* Begin DATA SHOWN *

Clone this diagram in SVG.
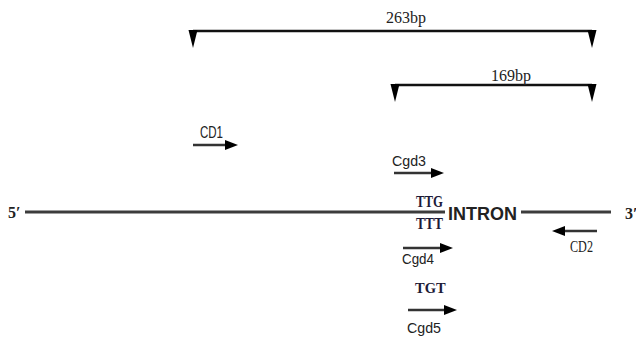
<svg xmlns="http://www.w3.org/2000/svg" width="636" height="339" viewBox="0 0 636 339">
<style>
.serif{font-family:"Liberation Serif","Times New Roman",serif;fill:#222;}
.sans{font-family:"Liberation Sans",Arial,sans-serif;fill:#222;}
.codon{font-family:"Liberation Serif","Times New Roman",serif;font-weight:bold;fill:#1d1b38;}
.dna{stroke:#3c3c3c;stroke-width:3;fill:none;}
.primer{stroke:#333;stroke-width:2.5;fill:none;marker-end:url(#head);}
.bracket{stroke:#111;stroke-width:2.5;fill:none;}
</style>
<defs>
<marker id="head" markerUnits="userSpaceOnUse" markerWidth="13" markerHeight="10" refX="7" refY="5" orient="auto">
<path d="M0,0 L13,5 L0,10 z" fill="#000"/>
</marker>
<path id="tick" d="M-4.5,0 L4.5,0 L0,18 z" fill="#000"/>
</defs>
<rect width="636" height="339" fill="#fff"/>

<g id="product-263bp">
<path class="bracket" d="M193,31 H592"/>
<use href="#tick" x="193" y="30"/>
<use href="#tick" x="592" y="30"/>
<text class="serif" x="406" y="23" font-size="16" text-anchor="middle">263bp</text>
</g>

<g id="product-169bp">
<path class="bracket" d="M395,85 H592"/>
<use href="#tick" x="395" y="84"/>
<use href="#tick" x="592" y="84"/>
<text class="serif" x="511" y="81" font-size="16" text-anchor="middle">169bp</text>
</g>

<g id="dna">
<text class="serif" x="8" y="218" font-size="16" font-weight="bold" fill="#333">5′</text>
<path class="dna" d="M25,212 H445"/>
<text class="codon" x="416" y="207" font-size="17" textLength="27" lengthAdjust="spacingAndGlyphs">TTG</text>
<text class="codon" x="416" y="229" font-size="17" textLength="27" lengthAdjust="spacingAndGlyphs">TTT</text>
<text class="sans" x="448" y="219.5" font-size="17.5" font-weight="600" fill="#111" textLength="69" lengthAdjust="spacingAndGlyphs">INTRON</text>
<path class="dna" d="M521,212 H611"/>
<text class="serif" x="625" y="219" font-size="16" font-weight="bold" fill="#333">3′</text>
</g>

<g id="connectors">
<g id="CD1">
<path class="primer" d="M193,145 H232"/>
<text class="sans" x="200" y="138" font-size="16" textLength="23" lengthAdjust="spacingAndGlyphs">CD1</text>
</g>
<g id="Cgd3">
<path class="primer" d="M394,173 H438"/>
<text class="sans" x="392" y="166" font-size="15" textLength="34" lengthAdjust="spacingAndGlyphs">Cgd3</text>
</g>
<g id="Cgd4">
<path class="primer" d="M403,248 H447"/>
<text class="sans" x="402" y="263.5" font-size="15" textLength="32" lengthAdjust="spacingAndGlyphs">Cgd4</text>
</g>
<g id="Cgd5">
<text class="codon" x="415" y="293" font-size="14.5">TGT</text>
<path class="primer" d="M408,310 H451"/>
<text class="sans" x="407" y="333" font-size="15" textLength="34" lengthAdjust="spacingAndGlyphs">Cgd5</text>
</g>
<g id="CD2">
<path class="primer" d="M597,231 H558"/>
<text class="serif" x="570" y="251.5" font-size="17" textLength="23" lengthAdjust="spacingAndGlyphs">CD2</text>
</g>
</g>
</svg>
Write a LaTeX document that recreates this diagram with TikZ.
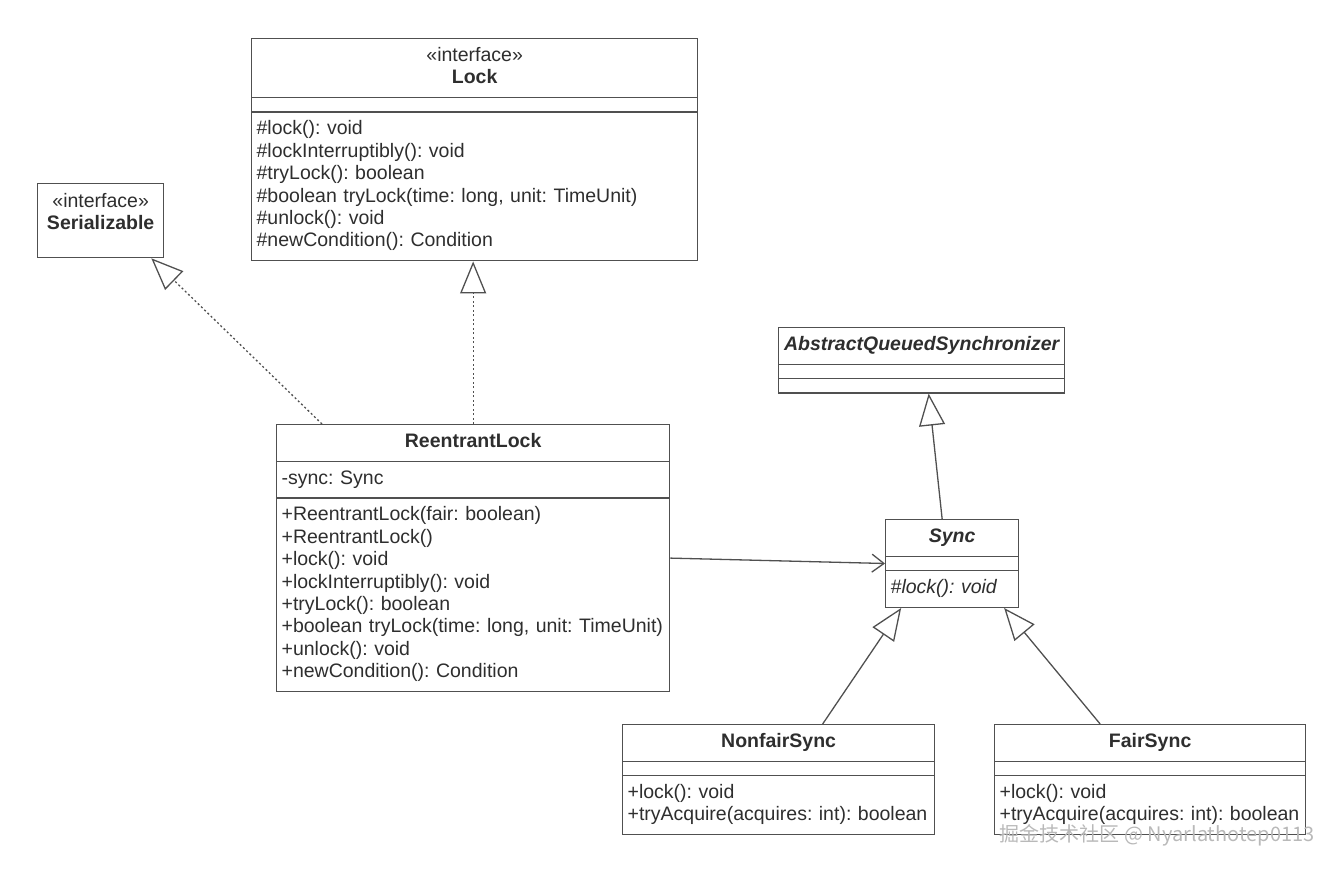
\documentclass[tikz,border=0pt]{standalone}
\usepackage{fontspec}
\setmainfont{Liberation Sans}
\newfontfamily\cjkfont{Noto Sans CJK SC}
\usepackage{tikz}
\usetikzlibrary{
    arrows.meta,
    positioning,
    shapes.multipart
}
\definecolor{umlline}{HTML}{505050}
\definecolor{umltext}{HTML}{2E2E2E}
\frenchspacing

\begin{document}
\begin{tikzpicture}[
    x=1pt, y=-1pt,
    umlfont/.style={font=\fontsize{19.5}{22.4}\selectfont},
    umlbox/.style={rectangle split, rectangle split parts=3, draw=umlline, line width=1.3pt, text=umltext, umlfont, align=left, inner xsep=5pt, inner ysep=6.5pt, rectangle split empty part height=0pt, rectangle split empty part depth=0pt, anchor=north west},
    plainbox/.style={rectangle, draw=umlline, line width=1.3pt, text=umltext, umlfont, align=center, anchor=north west},
    realarrow/.style={draw=umlline, line width=1.3pt, dash pattern=on 2pt off 2.5pt, -{Triangle[open, length=32pt, width=26pt]}},
    genarrow/.style={draw=umlline, line width=1.3pt, -{Triangle[open, length=32pt, width=26pt]}},
    assocarrow/.style={draw=umlline, line width=1.3pt, -{Straight Barb[length=12pt, width=18pt]}}
]
\useasboundingbox (0,0) rectangle (1340,872);

% Interfaces
\node[umlbox, text width=436pt] (lock) at (251,38) {\centering\strut«interface»\\\bfseries Lock\strut\par
    \nodepart{two}
    \nodepart{three}\strut\#lock(): void\\\#lockInterruptibly(): void\\\#tryLock(): boolean\\\#boolean tryLock(time: long, unit: TimeUnit)\\\#unlock(): void\\\#newCondition(): Condition\strut};

\node[plainbox, minimum width=126pt, minimum height=74pt] (serializable) at (37,183) {«interface»\\\textbf{Serializable}\\[-4pt]\mbox{}};

% ReentrantLock
\node[umlbox, text width=383pt] (reentrant) at (276,424) {\centering\strut\bfseries ReentrantLock\par
    \nodepart{two}\strut-sync: Sync
    \nodepart{three}\strut+ReentrantLock(fair: boolean)\\+ReentrantLock()\\+lock(): void\\+lockInterruptibly(): void\\+tryLock(): boolean\\+boolean tryLock(time: long, unit: TimeUnit)\\+unlock(): void\\+newCondition(): Condition\strut};

% Synchronizers
\node[umlbox, text width=276pt] (aqs) at (778,327) {\centering\strut\bfseries\itshape AbstractQueuedSynchronizer\par
    \nodepart{two}
    \nodepart{three}};

\node[umlbox, text width=123pt] (sync) at (885,519) {\centering\strut\bfseries\itshape Sync\par
    \nodepart{two}
    \nodepart{three}\strut\itshape\#lock(): void};

\node[umlbox, text width=302pt] (nonfair) at (622,724) {\centering\strut\bfseries NonfairSync\par
    \nodepart{two}
    \nodepart{three}\strut+lock(): void\\+tryAcquire(acquires: int): boolean\strut};

\node[umlbox, text width=301pt] (fair) at (994,724) {\centering\strut\bfseries FairSync\par
    \nodepart{two}
    \nodepart{three}\strut+lock(): void\\+tryAcquire(acquires: int): boolean\strut};

% Relations
\draw[realarrow] ([xshift=46pt]reentrant.north west) -- ([xshift=-13pt]serializable.south east);
\draw[realarrow] (reentrant.north) -- (reentrant.north |- lock.south);
\draw[genarrow] ([xshift=-10pt]sync.north) -- ([xshift=7pt]aqs.south);
\draw[assocarrow] (reentrant.east) -- (sync.west);
\draw[genarrow] ([xshift=44pt]nonfair.north) -- ([xshift=-51pt]sync.south);
\draw[genarrow] ([xshift=-50pt]fair.north) -- ([xshift=52pt]sync.south);

% Watermark
\node[font=\cjkfont\fontsize{20}{22}\selectfont, text=gray!55, anchor=east] (watermark) at (1318,835) {掘金技术社区 @ Nyarlathotep0113};

\end{tikzpicture}
\end{document}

* End DATA SHOWN *

Your task is to copy the entries in full and exactly, without any images.

_EXPECTED OUTPUT_
Clone this diagram in SVG.
<svg xmlns="http://www.w3.org/2000/svg" width="636" height="339" viewBox="0 0 636 339">
<style>
.serif{font-family:"Liberation Serif","Times New Roman",serif;fill:#222;}
.sans{font-family:"Liberation Sans",Arial,sans-serif;fill:#222;}
.codon{font-family:"Liberation Serif","Times New Roman",serif;font-weight:bold;fill:#1d1b38;}
.dna{stroke:#3c3c3c;stroke-width:3;fill:none;}
.primer{stroke:#333;stroke-width:2.5;fill:none;marker-end:url(#head);}
.bracket{stroke:#111;stroke-width:2.5;fill:none;}
</style>
<defs>
<marker id="head" markerUnits="userSpaceOnUse" markerWidth="13" markerHeight="10" refX="7" refY="5" orient="auto">
<path d="M0,0 L13,5 L0,10 z" fill="#000"/>
</marker>
<path id="tick" d="M-4.5,0 L4.5,0 L0,18 z" fill="#000"/>
</defs>
<rect width="636" height="339" fill="#fff"/>

<g id="product-263bp">
<path class="bracket" d="M193,31 H592"/>
<use href="#tick" x="193" y="30"/>
<use href="#tick" x="592" y="30"/>
<text class="serif" x="406" y="23" font-size="16" text-anchor="middle">263bp</text>
</g>

<g id="product-169bp">
<path class="bracket" d="M395,85 H592"/>
<use href="#tick" x="395" y="84"/>
<use href="#tick" x="592" y="84"/>
<text class="serif" x="511" y="81" font-size="16" text-anchor="middle">169bp</text>
</g>

<g id="dna">
<text class="serif" x="8" y="218" font-size="16" font-weight="bold" fill="#333">5′</text>
<path class="dna" d="M25,212 H445"/>
<text class="codon" x="416" y="207" font-size="17" textLength="27" lengthAdjust="spacingAndGlyphs">TTG</text>
<text class="codon" x="416" y="229" font-size="17" textLength="27" lengthAdjust="spacingAndGlyphs">TTT</text>
<text class="sans" x="448" y="219.5" font-size="17.5" font-weight="600" fill="#111" textLength="69" lengthAdjust="spacingAndGlyphs">INTRON</text>
<path class="dna" d="M521,212 H611"/>
<text class="serif" x="625" y="219" font-size="16" font-weight="bold" fill="#333">3′</text>
</g>

<g id="connectors">
<g id="CD1">
<path class="primer" d="M193,145 H232"/>
<text class="sans" x="200" y="138" font-size="16" textLength="23" lengthAdjust="spacingAndGlyphs">CD1</text>
</g>
<g id="Cgd3">
<path class="primer" d="M394,173 H438"/>
<text class="sans" x="392" y="166" font-size="15" textLength="34" lengthAdjust="spacingAndGlyphs">Cgd3</text>
</g>
<g id="Cgd4">
<path class="primer" d="M403,248 H447"/>
<text class="sans" x="402" y="263.5" font-size="15" textLength="32" lengthAdjust="spacingAndGlyphs">Cgd4</text>
</g>
<g id="Cgd5">
<text class="codon" x="415" y="293" font-size="14.5">TGT</text>
<path class="primer" d="M408,310 H451"/>
<text class="sans" x="407" y="333" font-size="15" textLength="34" lengthAdjust="spacingAndGlyphs">Cgd5</text>
</g>
<g id="CD2">
<path class="primer" d="M597,231 H558"/>
<text class="serif" x="570" y="251.5" font-size="17" textLength="23" lengthAdjust="spacingAndGlyphs">CD2</text>
</g>
</g>
</svg>
Write a LaTeX document that recreates this diagram with TikZ.
\documentclass[tikz,border=0pt]{standalone}
\usepackage{fontspec}
\setmainfont{Liberation Sans}
\newfontfamily\cjkfont{Noto Sans CJK SC}
\usepackage{tikz}
\usetikzlibrary{
    arrows.meta,
    positioning,
    shapes.multipart
}
\definecolor{umlline}{HTML}{505050}
\definecolor{umltext}{HTML}{2E2E2E}
\frenchspacing

\begin{document}
\begin{tikzpicture}[
    x=1pt, y=-1pt,
    umlfont/.style={font=\fontsize{19.5}{22.4}\selectfont},
    umlbox/.style={rectangle split, rectangle split parts=3, draw=umlline, line width=1.3pt, text=umltext, umlfont, align=left, inner xsep=5pt, inner ysep=6.5pt, rectangle split empty part height=0pt, rectangle split empty part depth=0pt, anchor=north west},
    plainbox/.style={rectangle, draw=umlline, line width=1.3pt, text=umltext, umlfont, align=center, anchor=north west},
    realarrow/.style={draw=umlline, line width=1.3pt, dash pattern=on 2pt off 2.5pt, -{Triangle[open, length=32pt, width=26pt]}},
    genarrow/.style={draw=umlline, line width=1.3pt, -{Triangle[open, length=32pt, width=26pt]}},
    assocarrow/.style={draw=umlline, line width=1.3pt, -{Straight Barb[length=12pt, width=18pt]}}
]
\useasboundingbox (0,0) rectangle (1340,872);

% Interfaces
\node[umlbox, text width=436pt] (lock) at (251,38) {\centering\strut«interface»\\\bfseries Lock\strut\par
    \nodepart{two}
    \nodepart{three}\strut\#lock(): void\\\#lockInterruptibly(): void\\\#tryLock(): boolean\\\#boolean tryLock(time: long, unit: TimeUnit)\\\#unlock(): void\\\#newCondition(): Condition\strut};

\node[plainbox, minimum width=126pt, minimum height=74pt] (serializable) at (37,183) {«interface»\\\textbf{Serializable}\\[-4pt]\mbox{}};

% ReentrantLock
\node[umlbox, text width=383pt] (reentrant) at (276,424) {\centering\strut\bfseries ReentrantLock\par
    \nodepart{two}\strut-sync: Sync
    \nodepart{three}\strut+ReentrantLock(fair: boolean)\\+ReentrantLock()\\+lock(): void\\+lockInterruptibly(): void\\+tryLock(): boolean\\+boolean tryLock(time: long, unit: TimeUnit)\\+unlock(): void\\+newCondition(): Condition\strut};

% Synchronizers
\node[umlbox, text width=276pt] (aqs) at (778,327) {\centering\strut\bfseries\itshape AbstractQueuedSynchronizer\par
    \nodepart{two}
    \nodepart{three}};

\node[umlbox, text width=123pt] (sync) at (885,519) {\centering\strut\bfseries\itshape Sync\par
    \nodepart{two}
    \nodepart{three}\strut\itshape\#lock(): void};

\node[umlbox, text width=302pt] (nonfair) at (622,724) {\centering\strut\bfseries NonfairSync\par
    \nodepart{two}
    \nodepart{three}\strut+lock(): void\\+tryAcquire(acquires: int): boolean\strut};

\node[umlbox, text width=301pt] (fair) at (994,724) {\centering\strut\bfseries FairSync\par
    \nodepart{two}
    \nodepart{three}\strut+lock(): void\\+tryAcquire(acquires: int): boolean\strut};

% Relations
\draw[realarrow] ([xshift=46pt]reentrant.north west) -- ([xshift=-13pt]serializable.south east);
\draw[realarrow] (reentrant.north) -- (reentrant.north |- lock.south);
\draw[genarrow] ([xshift=-10pt]sync.north) -- ([xshift=7pt]aqs.south);
\draw[assocarrow] (reentrant.east) -- (sync.west);
\draw[genarrow] ([xshift=44pt]nonfair.north) -- ([xshift=-51pt]sync.south);
\draw[genarrow] ([xshift=-50pt]fair.north) -- ([xshift=52pt]sync.south);

% Watermark
\node[font=\cjkfont\fontsize{20}{22}\selectfont, text=gray!55, anchor=east] (watermark) at (1318,835) {掘金技术社区 @ Nyarlathotep0113};

\end{tikzpicture}
\end{document}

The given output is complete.